CHARLOTTE, N.C. — A federal judge handed down sentences of up to 15 years in prison to five individuals for their involvement in a methamphetamine trafficking ring in North Carolina.
Judge Bell sentenced the defendants as follows:
- William Jay Allen, Jr., 29, of Vilas, N.C. was sentenced to 180 months in prison, followed by five years of supervised release. Allen pleaded guilty to drug trafficking conspiracy and distribution methamphetamine.
- Justin Kevin Anderson, 31, of Boone, N.C. was sentenced to 135 months in prison, followed by six years of supervised release. Anderson pleaded guilty to drug trafficking conspiracy and distribution methamphetamine.
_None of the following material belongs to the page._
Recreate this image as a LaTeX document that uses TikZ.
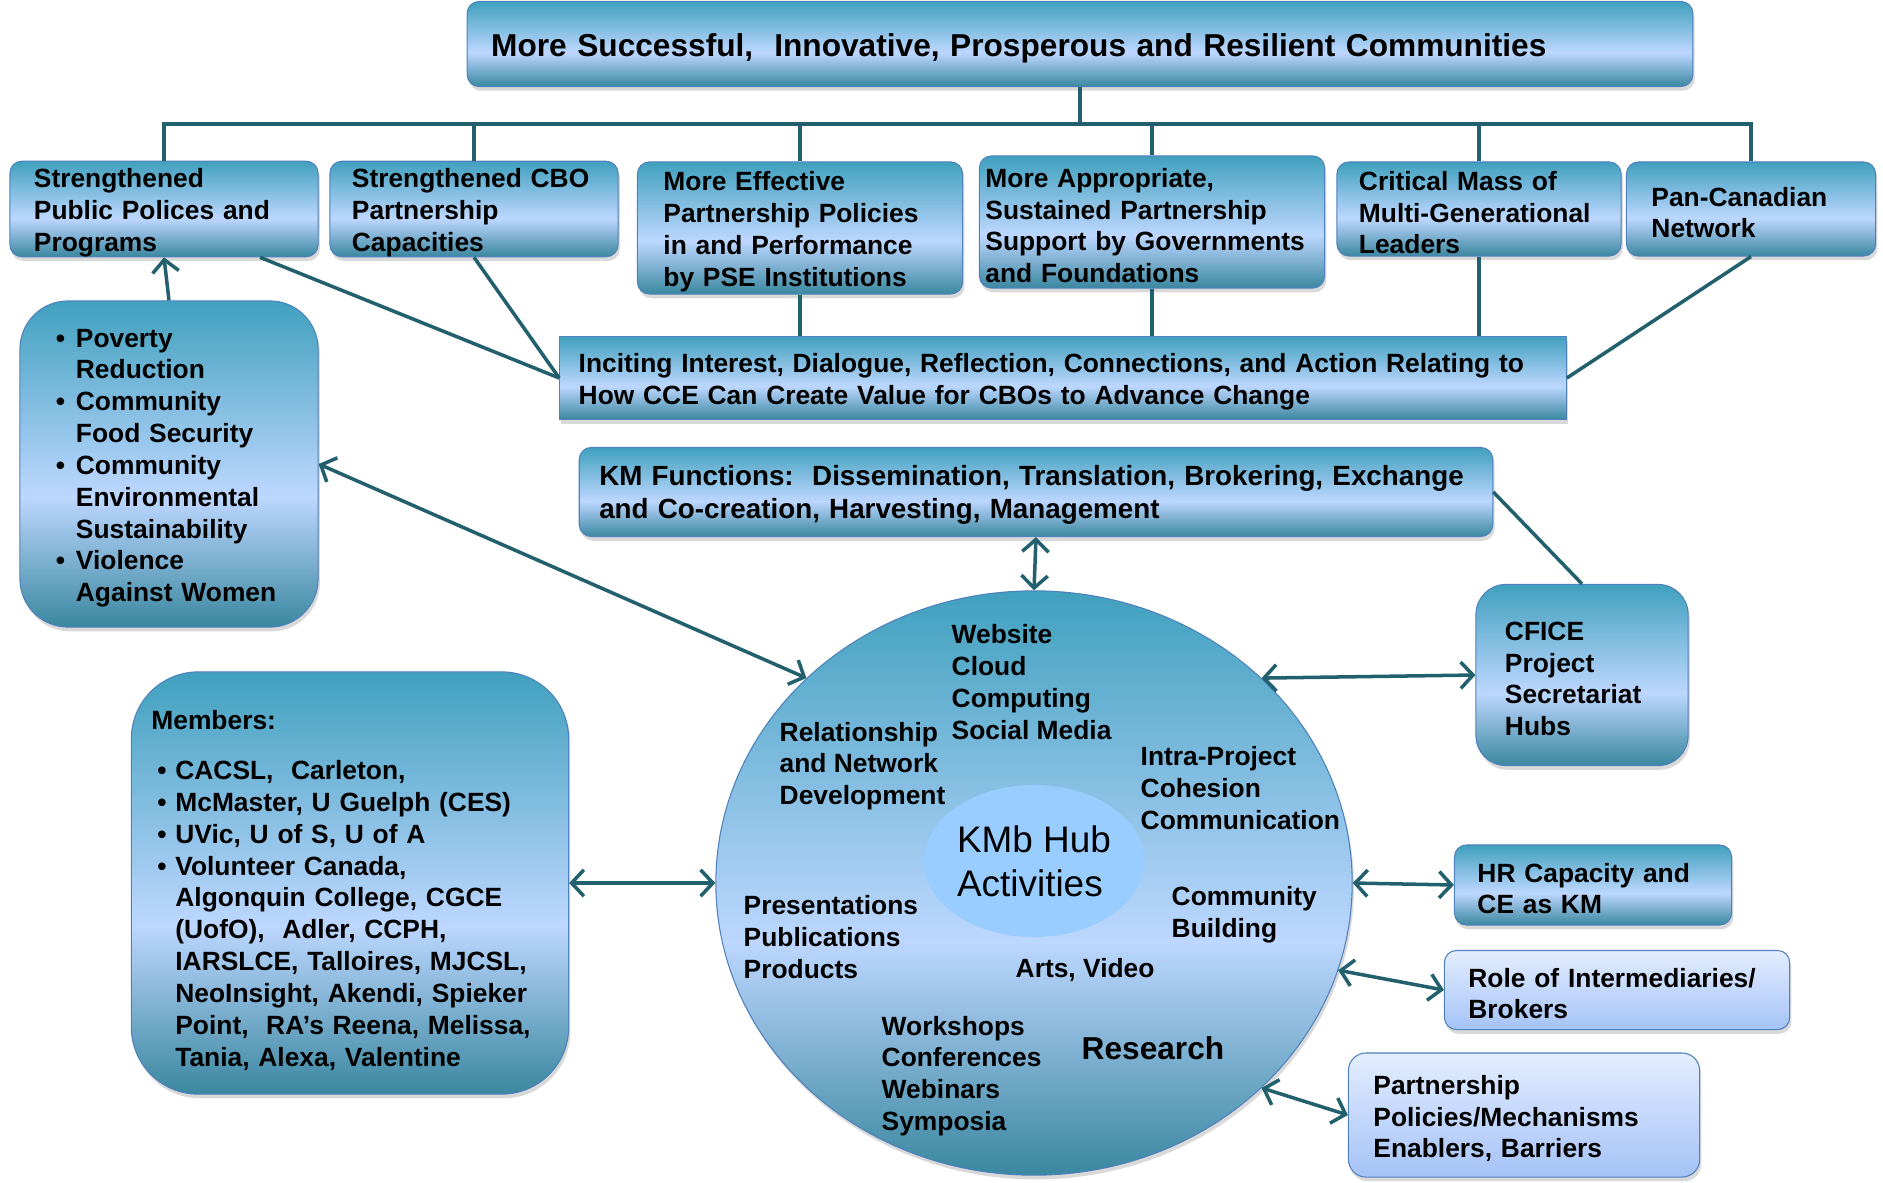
\documentclass[tikz,border=0pt]{standalone}
\usepackage{fontspec}
\setmainfont{Liberation Sans}
\usetikzlibrary{arrows.meta,shapes.geometric,shadows}

\definecolor{oceantop}{HTML}{40A0BE}
\definecolor{oceanlite}{HTML}{BDD7FF}
\definecolor{oceanbot}{HTML}{3A87A0}
\definecolor{paletop}{HTML}{E3EDFF}
\definecolor{palebot}{HTML}{A5C3F7}
\definecolor{corelite}{HTML}{99CCFF}
\definecolor{edge}{HTML}{4F81BD}
\definecolor{wire}{HTML}{23606E}

\pgfdeclareverticalshading{ocean}{100bp}{color(0bp)=(oceanbot); color(25bp)=(oceanbot); color(45bp)=(oceanlite); color(75bp)=(oceantop); color(100bp)=(oceantop)}

\newcommand\boxfont{\fontsize{7.5}{9.05}\selectfont\bfseries}
\newcommand\titlefont{\fontsize{9}{10.8}\selectfont\bfseries}
\newcommand\itembul{\makebox[0.2cm][l]{\textbullet}}
\newcommand\membul{\hspace*{0.06cm}\makebox[0.18cm][l]{\textbullet}}

\begin{document}
\begin{tikzpicture}[
    x=0.01cm, y=-0.01cm,
    box/.style={draw=edge, line width=0.3pt, shading=ocean, rounded corners=3.4pt,
        drop shadow={shadow xshift=0.5pt, shadow yshift=-1.2pt, opacity=0.3},
        align=left, inner ysep=0pt, font=\boxfont,
        execute at begin node={\rule{0pt}{7.5pt}}},
    pale/.style={box, top color=paletop, bottom color=palebot},
    act/.style={anchor=west, align=left, inner sep=0pt, font=\boxfont},
    link/.style={draw=wire, line width=1pt},
    both/.style={link, {Straight Barb[length=3.5pt,width=7.5pt]}-{Straight Barb[length=3.5pt,width=7.5pt]}},
    >={Straight Barb[length=3.5pt,width=7.5pt]}
]
\useasboundingbox (0,0) rectangle (1883,1182);

% goal and outcomes
\node[box, font=\titlefont, text width=11.77cm, inner xsep=0.24cm, minimum height=0.85cm] (top) at (1080,44)
    {\rule{0pt}{8.9pt}More Successful,\ \ Innovative, Prosperous and Resilient Communities};

\node[box, text width=2.60cm, inner xsep=0.24cm, minimum height=0.94cm] (b1) at (164,209)
    {Strengthened\\Public Polices and\\Programs};
\node[box, text width=2.44cm, inner xsep=0.22cm, minimum height=0.94cm] (b2) at (474,209)
    {Strengthened CBO\\Partnership\\Capacities};
\node[box, text width=2.73cm, inner xsep=0.26cm, minimum height=1.32cm] (b3) at (800,228)
    {More Effective\\Partnership Policies\\in and Performance\\by PSE Institutions};
\node[box, text width=3.33cm, inner xsep=0.06cm, minimum height=1.32cm] (b4) at (1152,222)
    {More Appropriate,\\Sustained Partnership\\Support by Governments\\and Foundations};
\node[box, text width=2.40cm, inner xsep=0.22cm, minimum height=0.94cm] (b5) at (1479,209)
    {Critical Mass of\\Multi-Generational\\Leaders};
\node[box, text width=1.99cm, inner xsep=0.25cm, minimum height=0.94cm] (b6) at (1751,209)
    {Pan-Canadian\\Network};

\node[box, sharp corners, text width=9.68cm, inner xsep=0.19cm, minimum height=0.83cm] (cce) at (1063,378)
    {Inciting Interest, Dialogue, Reflection, Connections, and Action Relating to\\How CCE Can Create Value for CBOs to Advance Change};
\node[box, font=\fontsize{7.9}{9.5}\selectfont\bfseries, text width=8.73cm, inner xsep=0.20cm, minimum height=0.89cm] (km) at (1036,492)
    {KM Functions:\ \ Dissemination, Translation, Brokering, Exchange\\and Co-creation, Harvesting, Management};

% side boxes
\node[box, rounded corners=13.7pt, text width=2.26cm, inner xsep=0.36cm, minimum height=3.26cm] (issues) at (169,464)
    {\itembul Poverty\\\hspace*{0.2cm}Reduction\\
     \itembul Community\\\hspace*{0.2cm}Food Security\\
     \itembul Community\\\hspace*{0.2cm}Environmental\\\hspace*{0.2cm}Sustainability\\
     \itembul Violence\\\hspace*{0.2cm}Against Women};
\node[box, rounded corners=19pt, text width=3.97cm, inner xsep=0.20cm, minimum height=4.22cm] (members) at (350,883)
    {\rule{0pt}{9.5pt}Members:\\[5.3pt]
     \membul CACSL,\ \ Carleton,\\
     \membul McMaster, U Guelph (CES)\\
     \membul UVic, U of S, U of A\\
     \membul Volunteer Canada,\\
     \hspace*{0.24cm}Algonquin College, CGCE\\
     \hspace*{0.24cm}(UofO),\ \ Adler, CCPH,\\
     \hspace*{0.24cm}IARSLCE, Talloires, MJCSL,\\
     \hspace*{0.24cm}NeoInsight, Akendi, Spieker\\
     \hspace*{0.24cm}Point,\ \ RA’s Reena, Melissa,\\
     \hspace*{0.24cm}Tania, Alexa, Valentine};
\node[box, rounded corners=8.5pt, text width=1.54cm, inner xsep=0.29cm, minimum height=1.81cm] (cfice) at (1582,675)
    {CFICE\\Project\\Secretariat\\Hubs};
\node[box, text width=2.31cm, inner xsep=0.23cm, minimum height=0.80cm] (hr) at (1593,885)
    {HR Capacity and\\CE as KM};
\node[pale, text width=2.97cm, inner xsep=0.24cm, minimum height=0.79cm] (role) at (1617,990)
    {Role of Intermediaries/\\Brokers};
\node[pale, rounded corners=5pt, text width=3.01cm, inner xsep=0.25cm, minimum height=1.24cm] (part) at (1524,1115)
    {Partnership\\Policies/Mechanisms\\Enablers, Barriers};

% hub
\node[ellipse, draw=edge, line width=0.3pt, shading=ocean, inner sep=0pt,
    drop shadow={shadow xshift=0.5pt, shadow yshift=-1.2pt, opacity=0.3},
    minimum width=6.36cm, minimum height=5.84cm] (hub) at (1034,883) {};
\node[ellipse, fill=corelite, inner sep=0pt, minimum width=2.2cm, minimum height=1.52cm,
    align=left, font=\fontsize{10.5}{12.6}\selectfont] (core) at (1034,861) {KMb Hub\\Activities};

\node[act] (web) at (951,682) {Website\\Cloud\\Computing\\Social Media};
\node[act] (rel) at (779,766) {Relationship\\and Network\\Development};
\node[act] (intra) at (1140,788) {Intra-Project\\Cohesion\\Communication};
\node[act] (pres) at (743,937) {Presentations\\Publications\\Products};
\node[act] (comm) at (1171,915) {Community\\Building};
\node[act] (arts) at (1015,970) {Arts, Video};
\node[act] (work) at (881,1076) {Workshops\\Conferences\\Webinars\\Symposia};
\node[act, font=\fontsize{9}{10.8}\selectfont\bfseries] (res) at (1081,1048) {Research};

% connectors
\coordinate (bus) at (0,124);
\draw[link] (top.south) -- (top.south |- bus);
\draw[link] (b1.north) |- (b6.north |- bus) -- (b6.north);
\foreach \n in {b2,b3,b4,b5}
    \draw[link] (\n.north) -- (\n.north |- bus);
\foreach \n in {b3,b4,b5}
    \draw[link] (\n.south) -- (\n.south |- cce.north);
\draw[link] ([xshift=0.96cm]b1.south) -- (cce.west);
\draw[link] (b2.south) -- (cce.west);
\draw[link] (b6.south) -- (cce.east);
\draw[link] (km.east) -- (cfice.north);
\draw[link, ->] (issues.north) -- (b1.south);

\draw[both] (km.south) -- (hub.north);
\draw[both] (issues.east) -- (hub.138);
\draw[both] (members.east) -- (hub.west);
\draw[both] (hub.42) -- (cfice.west);
\draw[both] (hub.east) -- (hr.west);
\draw[both] (hub.-16) -- (role.west);
\draw[both] (hub.-42) -- (part.west);
\end{tikzpicture}
\end{document}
- Thomas Burns Shelley, III, 37, of Blowing Rock, N.C., was sentenced to 132 months in prison and five years of supervised release. Shelley pleaded guilty to conspiracy to distribute methamphetamine and possession with intent to distribute methamphetamine.
- Jeffrey David Miller, of Sugar Grove, N.C., was sentenced to 36 months in prison and three years of supervised release. Miller pleaded guilty to conspiracy to distribute methamphetamine and distribution of methamphetamine.
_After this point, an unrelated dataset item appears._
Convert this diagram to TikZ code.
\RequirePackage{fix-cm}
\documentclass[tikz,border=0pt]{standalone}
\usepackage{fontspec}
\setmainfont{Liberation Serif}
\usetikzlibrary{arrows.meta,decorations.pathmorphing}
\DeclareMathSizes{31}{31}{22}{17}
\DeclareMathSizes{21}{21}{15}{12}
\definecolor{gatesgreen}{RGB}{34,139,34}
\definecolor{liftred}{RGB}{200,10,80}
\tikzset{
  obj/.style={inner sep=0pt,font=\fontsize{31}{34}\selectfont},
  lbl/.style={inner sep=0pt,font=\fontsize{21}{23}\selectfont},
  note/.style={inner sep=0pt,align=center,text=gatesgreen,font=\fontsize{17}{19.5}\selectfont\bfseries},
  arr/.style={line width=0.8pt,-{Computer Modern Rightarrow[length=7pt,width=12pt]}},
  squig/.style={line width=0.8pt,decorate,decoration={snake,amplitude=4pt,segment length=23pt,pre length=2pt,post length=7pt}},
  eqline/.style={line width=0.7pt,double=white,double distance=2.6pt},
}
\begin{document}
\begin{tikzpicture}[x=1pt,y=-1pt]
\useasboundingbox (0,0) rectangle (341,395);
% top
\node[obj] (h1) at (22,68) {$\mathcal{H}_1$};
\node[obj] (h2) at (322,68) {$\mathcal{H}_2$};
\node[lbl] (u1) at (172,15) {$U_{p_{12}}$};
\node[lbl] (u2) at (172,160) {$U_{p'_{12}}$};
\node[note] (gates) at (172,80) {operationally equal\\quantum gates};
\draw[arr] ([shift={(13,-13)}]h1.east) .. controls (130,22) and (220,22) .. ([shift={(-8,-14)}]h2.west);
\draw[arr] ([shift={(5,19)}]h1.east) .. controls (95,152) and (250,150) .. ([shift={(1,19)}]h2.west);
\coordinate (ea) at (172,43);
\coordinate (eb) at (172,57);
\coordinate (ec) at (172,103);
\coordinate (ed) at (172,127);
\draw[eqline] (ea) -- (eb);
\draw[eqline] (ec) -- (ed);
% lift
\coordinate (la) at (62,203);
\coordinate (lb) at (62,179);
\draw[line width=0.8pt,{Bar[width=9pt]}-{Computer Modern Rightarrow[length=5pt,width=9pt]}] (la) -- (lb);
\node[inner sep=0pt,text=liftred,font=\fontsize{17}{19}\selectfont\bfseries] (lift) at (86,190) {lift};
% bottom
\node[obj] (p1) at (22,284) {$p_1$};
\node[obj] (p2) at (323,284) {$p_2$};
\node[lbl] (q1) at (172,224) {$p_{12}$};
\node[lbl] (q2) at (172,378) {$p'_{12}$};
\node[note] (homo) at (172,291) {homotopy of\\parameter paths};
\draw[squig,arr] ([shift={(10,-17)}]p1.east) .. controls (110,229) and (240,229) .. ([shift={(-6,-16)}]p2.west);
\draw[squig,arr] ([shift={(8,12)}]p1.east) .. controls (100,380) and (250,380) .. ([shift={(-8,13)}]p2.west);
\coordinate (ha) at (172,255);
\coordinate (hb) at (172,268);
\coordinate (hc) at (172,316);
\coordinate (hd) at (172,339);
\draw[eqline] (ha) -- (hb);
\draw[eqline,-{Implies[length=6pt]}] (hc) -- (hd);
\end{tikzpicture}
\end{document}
- Danielle Denise Dieters Ward, 42, of Morganton, N.C., was sentenced to 36 months in prison and five years of supervised release. Ward pleaded guilty to conspiracy to distribute methamphetamine and distribution and possession with intent to distribute methamphetamine.
Federal authorities say a sixth co-defendant, Timothy Wilson Critcher, 47, of Boone, N.C., is scheduled to be sentenced on December 7th, 2021.
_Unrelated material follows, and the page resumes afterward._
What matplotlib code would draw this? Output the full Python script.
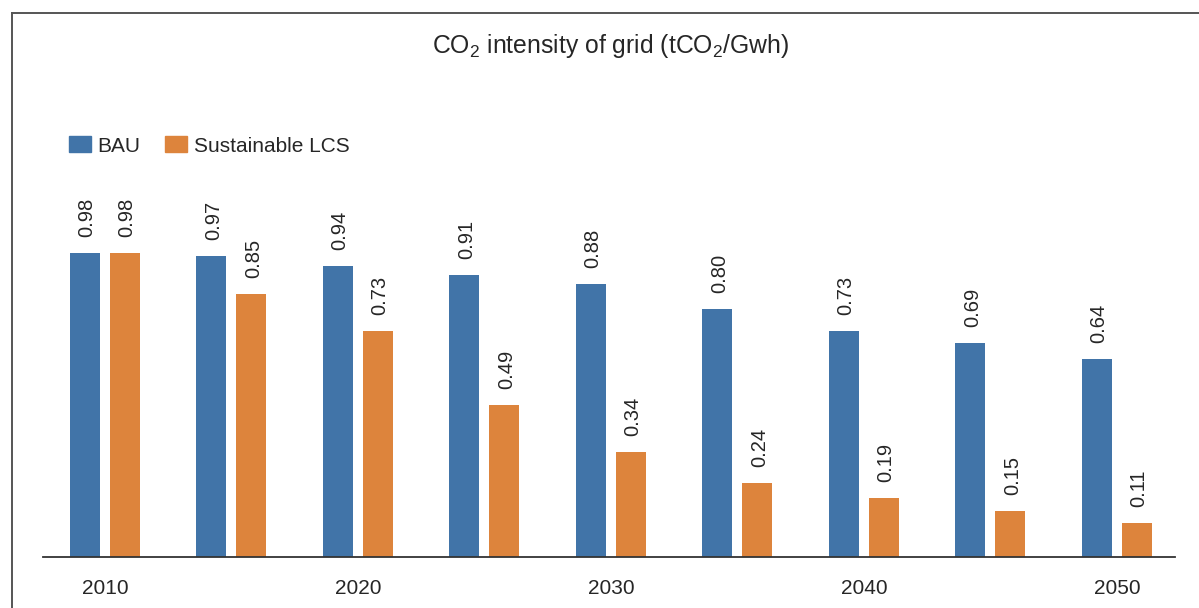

According to court documents and the sentencing hearing, Allen and his co-conspirators, from 2018 to 2020, trafficked more than 12 kilograms of crystal methamphetamine in Ashe and Watauga Counties, and elsewhere.
Federal authorities say Allen was determined to be the source of supply for the methamphetamine, and his co-defendants operated as couriers and sellers in the conspiracy.
All the defendants are currently in custody of the U.S. Marshals Service, and will be taken into custody of the U.S. Bureau of Prisons upon designation of a federal facility, according to a news release.
This case is supported by the Organized Crime and Drug Enforcement Task Force (OCDETF) as part of an ongoing investigation focusing on drug organizations trafficking large quantities of methamphetamine in Western North Carolina.
Authorities say to this date, more than 200 individuals have been prosecuted, and law enforcement have seized more than 20 kilograms of crystal methamphetamine, $500,000 in U.S. currency, and other assets, and dozens of firearms.